Originally Posted by Winter
I am quoting most of your post but did not want to quote the entire thing including the links however my first reaction was "Holy shit!" as I am just trying to imagine having a Mac mini with the i7-4800MQ and trying to exploit it for all it's worth.
It just gets better and better each year as process technology catches up with the Minis case. This is why I was posting for a very long time about a smaller Mac Pro even if what we got wasn't imagined. Also consider this, Mini uses laptop chips so Broadwell isn't out of the question in a future Mini. At least some of the Broadwell chips are rather complete SoC which could make for another round of performance increases in the Mini. These increases won't come just from the SoC buy also from the freed up board space in the Mini. If the Mini doesn't get refactored for a Haswell, Broadwell may give Apple the incentive it needs.
It clearly tells me that if I do want to invest in a machine I'll have for a lot of years, definitely go for a quad core mini over the base (most likely) dual core.
I remember back to when dual processors started to become common, this was before dual cores. Everybody would say why do you need that and then sneer when you said the machine works better. When dual core chips became mainstream people began to realize that the early dual processor guys where onto something as the machines work all around better. Mind you this was before operating systems really had the technologies in place to leverage more than one core well.

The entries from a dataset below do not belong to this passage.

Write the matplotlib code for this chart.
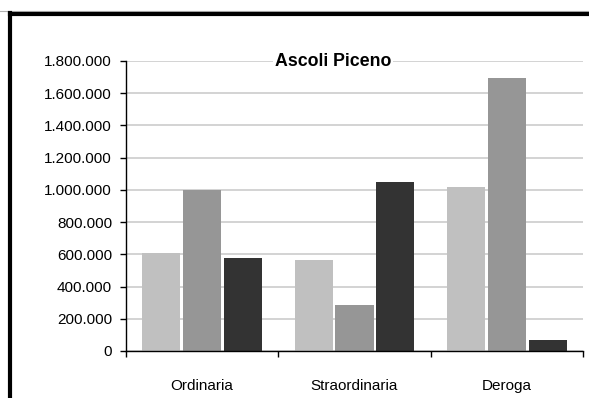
import matplotlib
matplotlib.use("Agg")
import matplotlib.pyplot as plt
from matplotlib.lines import Line2D
from matplotlib.ticker import FuncFormatter, FixedLocator
import numpy as np

plt.rcParams["font.family"] = ["Liberation Sans", "DejaVu Sans"]

categories = ["Ordinaria", "Straordinaria", "Deroga"]
serie_1 = [607000, 563000, 1015000]
serie_2 = [1000000, 285000, 1697000]
serie_3 = [576000, 1047000, 68000]
colors = ["#c0c0c0", "#969696", "#333333"]

W, H = 589, 398
fig = plt.figure(figsize=(W / 100, H / 100), dpi=100)
ax = fig.add_axes([126 / W, 1 - 351 / H, (583 - 126) / W, (351 - 61) / H])

x = np.arange(len(categories))
bw, step = 0.25, 0.268
for i, (vals, c) in enumerate(zip([serie_1, serie_2, serie_3], colors)):
    ax.bar(x + (i - 1) * step, vals, bw, color=c, zorder=2)

ax.set_xlim(-0.5, 2.5)
ax.set_ylim(0, 1800000)
ax.set_yticks(np.arange(0, 1800001, 200000))
ax.yaxis.set_major_formatter(FuncFormatter(lambda v, p: f"{int(v):,}".replace(",", ".")))
ax.grid(axis="y", color="#cccccc", lw=1.2, zorder=0)
ax.set_axisbelow(True)

ax.set_xticks(x)
ax.set_xticklabels(categories)
ax.xaxis.set_minor_locator(FixedLocator([-0.5, 0.5, 1.5, 2.5]))
ax.tick_params(axis="x", which="major", length=0, pad=20, labelsize=11)
ax.tick_params(axis="x", which="minor", length=4, width=1)
ax.tick_params(axis="y", length=4, width=1, pad=6, labelsize=11)

for s in ["top", "right"]:
    ax.spines[s].set_visible(False)
for s in ["left", "bottom"]:
    ax.spines[s].set_linewidth(1)

fig.text(333 / W, 1 - 62 / H, "Ascoli Piceno", ha="center", va="center",
         fontsize=12.8, fontweight="bold", zorder=5,
         bbox=dict(facecolor="white", edgecolor="none", pad=1))

# outer frame (only the left and top edges are visible)
fig.add_artist(Line2D([0, 1], [1 - 11 / H, 1 - 11 / H], color="#b0b0b0", lw=0.8))
fig.add_artist(Line2D([9.5 / W, 1], [1 - 14 / H, 1 - 14 / H], color="black", lw=3))
fig.add_artist(Line2D([9.5 / W, 9.5 / W], [0, 1 - 12.5 / H], color="black", lw=3))

fig.savefig("out.png", dpi=100)
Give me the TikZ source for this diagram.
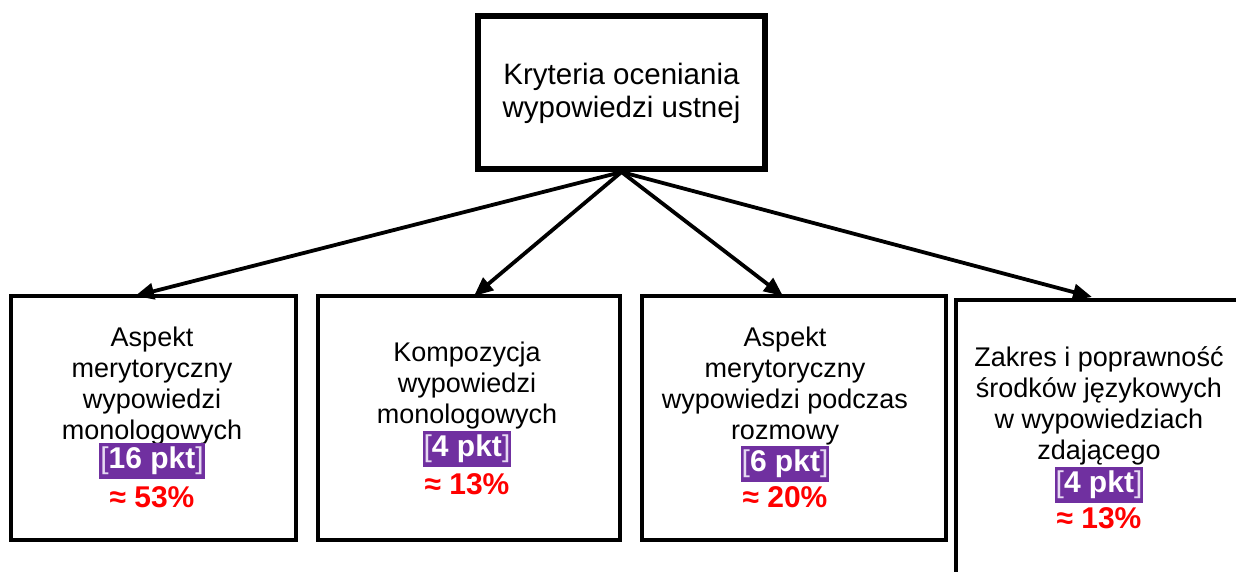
\documentclass[tikz,border=0pt]{standalone}
\usepackage{fontspec}
\setmainfont{Liberation Sans}
\usetikzlibrary{arrows.meta}
\definecolor{purp}{HTML}{7030A0}
\definecolor{brk}{HTML}{E6DAF2}
\definecolor{pred}{HTML}{FF0000}
\tikzset{
  box/.style={draw=black, line width=4pt, fill=white, inner sep=0pt},
  topbox/.style={draw=black, line width=6pt, fill=white, inner sep=0pt},
  txt/.style={align=center, inner sep=0pt, font=\fontsize{27}{31}\selectfont},
  toptxt/.style={align=center, inner sep=0pt, font=\fontsize{29.5}{33}\selectfont},
  pts/.style={fill=purp, text=white, inner xsep=1pt, inner ysep=0pt, minimum height=36pt, font=\fontsize{30}{31}\selectfont\bfseries},
  pct/.style={text=pred, inner sep=0pt, font=\fontsize{30}{31}\selectfont\bfseries},
  arr/.style={line width=3.8pt, -{Triangle[length=19pt,width=16pt]}}
}
\newcommand{\pk}[1]{{\mdseries\color{brk}[}#1{\mdseries\color{brk}]}}
\begin{document}
\begin{tikzpicture}[x=1pt,y=-1pt]
\clip (0,0) rectangle (1236,571);
\fill[white] (0,0) rectangle (1236,571);
% boxes
\node[topbox, minimum width=287pt, minimum height=153pt] (top) at (621.5,92.5) {};
\node[box, minimum width=285pt, minimum height=244pt] (b1) at (153.5,418) {};
\node[box, minimum width=302pt, minimum height=244pt] (b2) at (469,418) {};
\node[box, minimum width=304pt, minimum height=244pt] (b3) at (794,418) {};
\node[box, minimum width=320pt, minimum height=320pt, anchor=north west] (b4) at (954,298) {};
% texts
\node[toptxt] (t0) at (621.5,93) {Kryteria oceniania\\wypowiedzi ustnej};
\node[txt] (t1) at (152,386) {Aspekt\\merytoryczny\\wypowiedzi\\monologowych};
\node[pts] (p1) at (152,461) {\pk{16 pkt}};
\node[pct] (c1) at (152,497) {≈ 53\%};
\node[txt] (t2) at (467,386) {Kompozycja\\wypowiedzi\\monologowych};
\node[pts] (p2) at (467,449) {\pk{4 pkt}};
\node[pct] (c2) at (467,484) {≈ 13\%};
\node[txt] (t3) at (785,386) {Aspekt\\merytoryczny\\wypowiedzi podczas\\rozmowy};
\node[pts] (p3) at (785,464) {\pk{6 pkt}};
\node[pct] (c3) at (785,497) {≈ 20\%};
\node[txt] (t4) at (1099,406) {Zakres i poprawność\\środków językowych\\w wypowiedziach\\zdającego};
\node[pts] (p4) at (1099,485) {\pk{4 pkt}};
\node[pct] (c4) at (1099,518) {≈ 13\%};
% arrows
\coordinate (e1) at (135,296);
\coordinate (e2) at (474,296);
\coordinate (e3) at (783,296);
\coordinate (e4) at (1092,297);
\foreach \e in {e1,e2,e3,e4} \draw[arr] (top.south) -- (\e);
\end{tikzpicture}
\end{document}
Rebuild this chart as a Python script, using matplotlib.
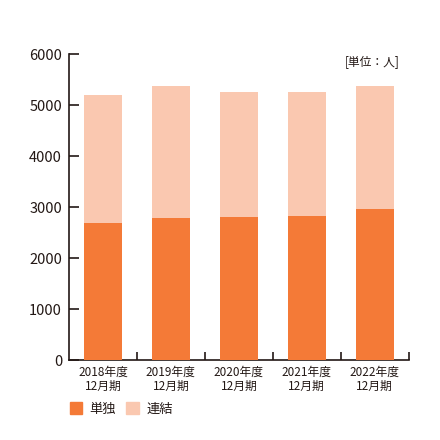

In any event, on the desktop, we are at the same point with quad cores, they are a far better investment if you are thinking long term. So much so I advise most people to buy quad core if they have a usage profile that at all suggests a benefit. Even then it is hard to guess how an individual will benefit as you really don't know how, when or where any given app will benefit from Grand Central Dispatch or other technology that leverages the cores in your machine.